#### Data:
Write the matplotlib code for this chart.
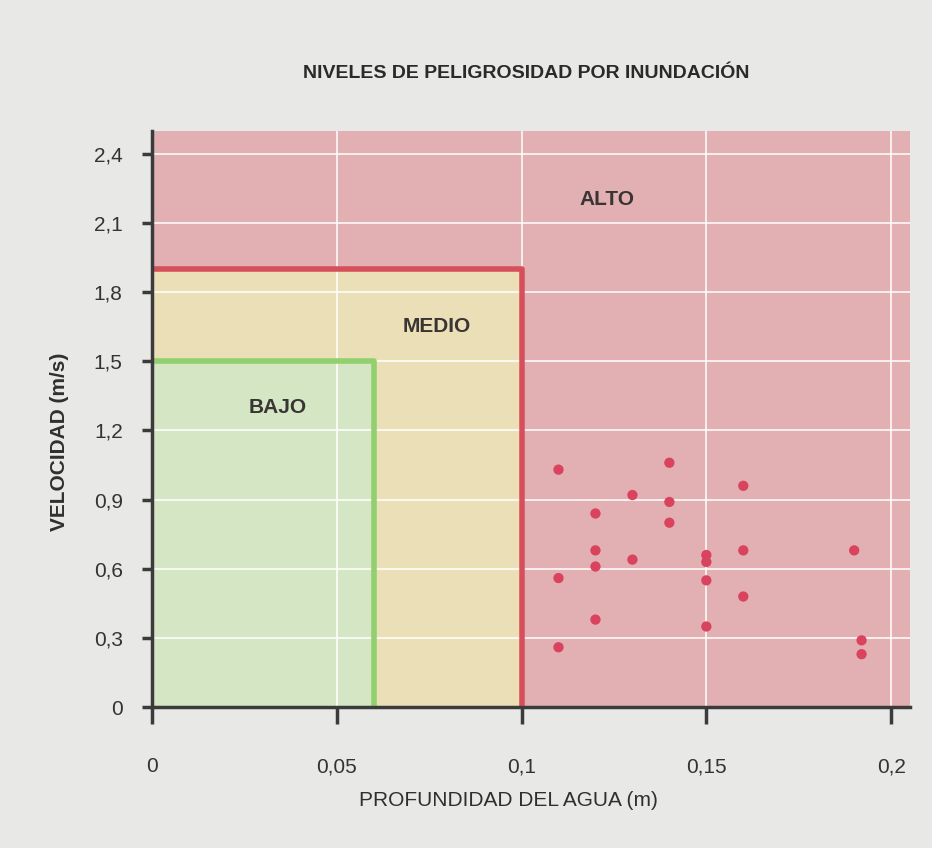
import matplotlib
matplotlib.use("Agg")
import matplotlib.pyplot as plt
from matplotlib.patches import Rectangle

# hazard zones: (name, max depth, max velocity)
zone_names = ["ALTO", "MEDIO", "BAJO"]
zone_depth = [0.205, 0.1, 0.06]
zone_velocity = [2.5, 1.9, 1.5]

# measured points
depth = [0.11, 0.14, 0.16, 0.13, 0.14, 0.12, 0.14, 0.12, 0.16, 0.19, 0.13,
         0.15, 0.15, 0.12, 0.11, 0.15, 0.16, 0.12, 0.15, 0.192, 0.11, 0.192]
velocity = [1.03, 1.06, 0.96, 0.92, 0.89, 0.84, 0.80, 0.68, 0.68, 0.68, 0.64,
            0.66, 0.63, 0.61, 0.56, 0.55, 0.48, 0.38, 0.35, 0.29, 0.26, 0.23]

x_ticks = [0, 0.05, 0.1, 0.15, 0.2]
x_labels = ["0", "0,05", "0,1", "0,15", "0,2"]
y_ticks = [0, 0.3, 0.6, 0.9, 1.2, 1.5, 1.8, 2.1, 2.4]
y_labels = ["0", "0,3", "0,6", "0,9", "1,2", "1,5", "1,8", "2,1", "2,4"]

plt.rcParams["font.family"] = ["Liberation Sans", "DejaVu Sans"]

fig = plt.figure(figsize=(9.32, 8.48), dpi=100)
fig.patch.set_facecolor("#e8e9e7")
ax = fig.add_axes([0.163, 0.166, 0.813, 0.68])

fills = ["#e2b0b2", "#eadfb6", "#d4e6c3"]
edges = [None, "#d6505c", "#92cf6e"]
for i in range(3):
    ax.add_patch(Rectangle((0, 0), zone_depth[i], zone_velocity[i],
                           facecolor=fills[i], edgecolor="none", zorder=1))
for i in range(1, 3):
    ax.plot([0, zone_depth[i], zone_depth[i]],
            [zone_velocity[i], zone_velocity[i], 0],
            color=edges[i], lw=4, zorder=3, solid_capstyle="butt")

ax.scatter(depth, velocity, s=55, color="#d9435e", zorder=4, edgecolors="none")

label_pos = [(0.123, 2.2), (0.077, 1.65), (0.034, 1.3)]
for name, (lx, ly) in zip(zone_names, label_pos):
    ax.text(lx, ly, name, ha="center", va="center", fontsize=15,
            fontweight="bold", color="#3a3434", zorder=5)

ax.set_xlim(0, zone_depth[0])
ax.set_ylim(0, zone_velocity[0])
ax.set_xticks(x_ticks)
ax.set_xticklabels(x_labels)
ax.set_yticks(y_ticks)
ax.set_yticklabels(y_labels)
ax.set_axisbelow(False)
ax.grid(True, color="white", lw=1.4, alpha=0.8)

for s in ["top", "right"]:
    ax.spines[s].set_visible(False)
for s in ["left", "bottom"]:
    ax.spines[s].set_color("#3b3b3b")
    ax.spines[s].set_linewidth(2.5)
    ax.spines[s].set_zorder(6)

ax.tick_params(axis="y", direction="out", length=7, width=2.5, color="#3b3b3b",
               labelsize=15, labelcolor="#333333", pad=14)
ax.tick_params(axis="x", direction="out", length=12, width=2.5, color="#3b3b3b",
               labelsize=15, labelcolor="#333333", pad=24)

ax.set_xlabel("PROFUNDIDAD DEL AGUA (m)", fontsize=15, color="#2f2f2f")
ax.xaxis.set_label_coords(0.47, -0.145)
ax.set_ylabel("VELOCIDAD (m/s)", fontsize=15, fontweight="bold", color="#2f2f2f")
ax.yaxis.set_label_coords(-0.11, 0.46)
fig.text(0.565, 0.913, "NIVELES DE PELIGROSIDAD POR INUNDACIÓN", ha="center",
         va="center", fontsize=14, fontweight="bold", color="#2a2a2a")

fig.savefig("out.png", dpi=100, facecolor=fig.get_facecolor())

#### Task to carry out:
Emit the lines of the material exactly, from its first line to the line containing "ax = fig.add_axes([0.163, 0.166, 0.813, 0.68])", inclusive; leave every picture out.

#### In response:
Write the matplotlib code for this chart.
import matplotlib
matplotlib.use("Agg")
import matplotlib.pyplot as plt
from matplotlib.patches import Rectangle

# hazard zones: (name, max depth, max velocity)
zone_names = ["ALTO", "MEDIO", "BAJO"]
zone_depth = [0.205, 0.1, 0.06]
zone_velocity = [2.5, 1.9, 1.5]

# measured points
depth = [0.11, 0.14, 0.16, 0.13, 0.14, 0.12, 0.14, 0.12, 0.16, 0.19, 0.13,
         0.15, 0.15, 0.12, 0.11, 0.15, 0.16, 0.12, 0.15, 0.192, 0.11, 0.192]
velocity = [1.03, 1.06, 0.96, 0.92, 0.89, 0.84, 0.80, 0.68, 0.68, 0.68, 0.64,
            0.66, 0.63, 0.61, 0.56, 0.55, 0.48, 0.38, 0.35, 0.29, 0.26, 0.23]

x_ticks = [0, 0.05, 0.1, 0.15, 0.2]
x_labels = ["0", "0,05", "0,1", "0,15", "0,2"]
y_ticks = [0, 0.3, 0.6, 0.9, 1.2, 1.5, 1.8, 2.1, 2.4]
y_labels = ["0", "0,3", "0,6", "0,9", "1,2", "1,5", "1,8", "2,1", "2,4"]

plt.rcParams["font.family"] = ["Liberation Sans", "DejaVu Sans"]

fig = plt.figure(figsize=(9.32, 8.48), dpi=100)
fig.patch.set_facecolor("#e8e9e7")
ax = fig.add_axes([0.163, 0.166, 0.813, 0.68])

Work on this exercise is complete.